The format fit the way Little Lotus Yoga has chosen to work in Cheyenne. Founded in 2013, the studio says it was Cheyenne’s first yoga studio, and it no longer centers its business around a fixed downtown location. Instead, it now places classes in community spaces around town, including parks, breweries, restaurants, wineries and event venues, turning yoga into something that can happen wherever people already gather.

The Lions Park series matched that approach with an all-levels practice designed to gently awaken the body, calm the mind and start the day feeling grounded and energized. A Little Lotus Yoga Facebook post from an earlier summer described the same park class as a Tuesday 6:30 a.m. meetup with a $5 suggested donation and a meeting spot along 8th Avenue near the treehouse, which suggests the park session has already become a familiar summer rhythm for returning students.

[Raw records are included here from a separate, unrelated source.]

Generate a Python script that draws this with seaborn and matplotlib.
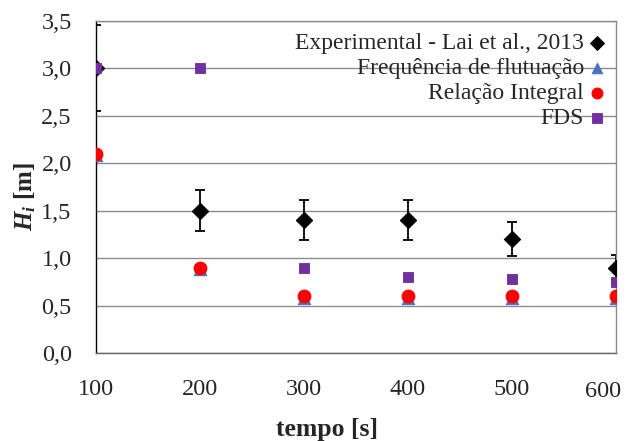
import matplotlib
matplotlib.use("Agg")
import matplotlib.pyplot as plt
import matplotlib.transforms as mtransforms
from matplotlib.ticker import MultipleLocator, FuncFormatter
import seaborn as sns

sns.set_theme(style="white")
plt.rcParams["font.family"] = ["Liberation Serif", "DejaVu Serif"]
plt.rcParams["mathtext.fontset"] = "custom"
plt.rcParams["mathtext.it"] = "Liberation Serif:italic:bold"
plt.rcParams["mathtext.rm"] = "Liberation Serif:bold"

tempo = [100, 200, 300, 400, 500, 600]
experimental = [3.0, 1.5, 1.4, 1.4, 1.2, 0.9]
experimental_err = [0.45, 0.22, 0.21, 0.21, 0.18, 0.13]
frequencia = [2.08, 0.88, 0.58, 0.58, 0.58, 0.58]
relacao = [2.1, 0.9, 0.6, 0.6, 0.6, 0.6]
fds = [3.0, 3.0, 0.9, 0.8, 0.78, 0.75]

labels = ["Experimental - Lai et al., 2013", "Frequência de flutuação",
          "Relação Integral", "FDS"]

fig = plt.figure(figsize=(6.25, 4.41), dpi=100)
ax = fig.add_axes([0.1536, 0.1995, 0.832, 0.754])

ax.errorbar(tempo, experimental, yerr=experimental_err, fmt="none",
            ecolor="black", elinewidth=1.3, capsize=3.5, capthick=1.3, zorder=2)
sns.scatterplot(x=tempo, y=experimental, ax=ax, marker="D", s=70,
                color="black", edgecolor="black", label=labels[0], zorder=3)
sns.scatterplot(x=tempo, y=frequencia, ax=ax, marker="^", s=80,
                color="#4472C4", edgecolor="#4472C4", label=labels[1], zorder=4)
sns.scatterplot(x=tempo, y=relacao, ax=ax, marker="o", s=85,
                color="#FF0000", edgecolor="#FF0000", label=labels[2], zorder=5)
sns.scatterplot(x=tempo, y=fds, ax=ax, marker="s", s=62,
                color="#7030A0", edgecolor="#7030A0", label=labels[3], zorder=6)

ax.set_xlim(100, 600)
ax.set_ylim(0, 3.5)
ax.xaxis.set_major_locator(MultipleLocator(100))
ax.xaxis.set_minor_locator(MultipleLocator(20))
ax.yaxis.set_major_locator(MultipleLocator(0.5))
ax.yaxis.set_minor_locator(MultipleLocator(0.1))
ax.yaxis.set_major_formatter(FuncFormatter(lambda v, p: f"{v:.1f}".replace(".", ",")))

ax.grid(axis="y", which="major", color="#8c8c8c", linewidth=1.0)
ax.set_axisbelow(True)
for s in ax.spines.values():
    s.set_color("#8c8c8c")
    s.set_linewidth(1.0)
ax.spines["left"].set_color("black")
ax.spines["bottom"].set_color("#666666")

ax.tick_params(axis="both", which="major", direction="inout", length=7,
               width=1.0, color="black", labelsize=17.5)
ax.tick_params(axis="both", which="minor", direction="in", length=4,
               width=0.8, color="black")
ax.tick_params(axis="x", which="major", pad=15)
ax.tick_params(axis="y", which="major", pad=14)

# nudge the "600" tick label inward so it stays inside the figure
fig.canvas.draw()
for tick in ax.xaxis.get_major_ticks():
    if abs(tick.get_loc() - 600) < 1e-6:
        lbl = tick.label1
        lbl.set_transform(lbl.get_transform() +
                          mtransforms.ScaledTranslation(-13 / 100, -2 / 100,
                                                        fig.dpi_scale_trans))

ax.set_xlabel("tempo [s]", fontsize=18.5, fontweight="bold")
ax.xaxis.set_label_coords(0.444, -0.195)
ax.set_ylabel(r"$\mathit{H_i}$ [m]", fontsize=18, fontweight="bold")
ax.yaxis.set_label_coords(-0.112, 0.47)

leg = ax.legend(loc="upper right", markerfirst=False, frameon=False,
                fontsize=17, handletextpad=0.25, labelspacing=0.15,
                borderaxespad=0.05, borderpad=0.45, handlelength=0.6,
                markerscale=0.85)
for t in leg.get_texts():
    t.set_ha("right")

fig.savefig("out.png", dpi=100)
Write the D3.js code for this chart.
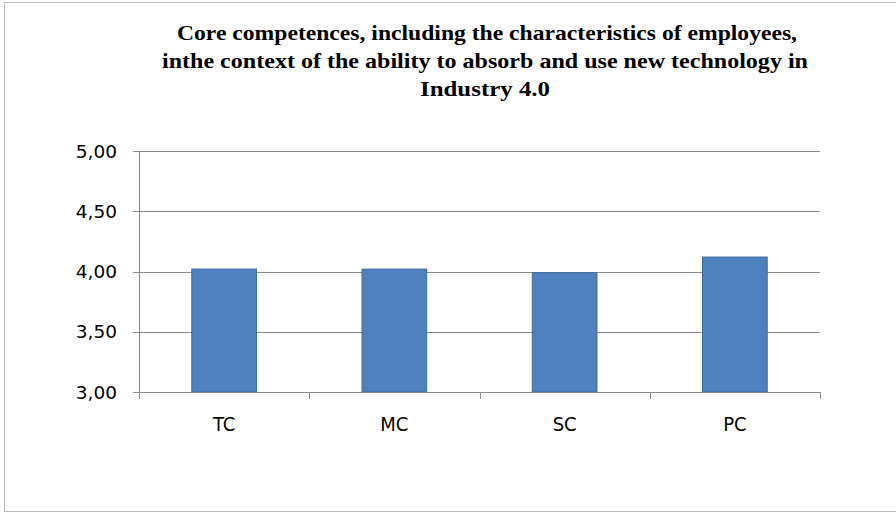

Lions Park also sits inside a bigger city recreation picture. Cheyenne’s Community Recreation & Events Department says its mission is to meet the needs of a changing and growing community by providing high-quality parks and recreation activities, services and facilities, and Lions Park has been one of the city’s most visible outdoor stages for that work. The city scheduled Superday 2026 there for Saturday, June 27, from 10 a.m. to 4 p.m. at South Lions Park, a reminder that the same public ground can host both a one-day festival and a weekly wellness habit.

For local yogis, the appeal of the series was never complicated. Lions Park offered a place to roll out a mat without signing up for a studio commitment, and Little Lotus Yoga gave the routine a fixed time, a low entry price and a public setting. By the end of June, the park had done what the best community classes do: made showing up feel easy enough to repeat.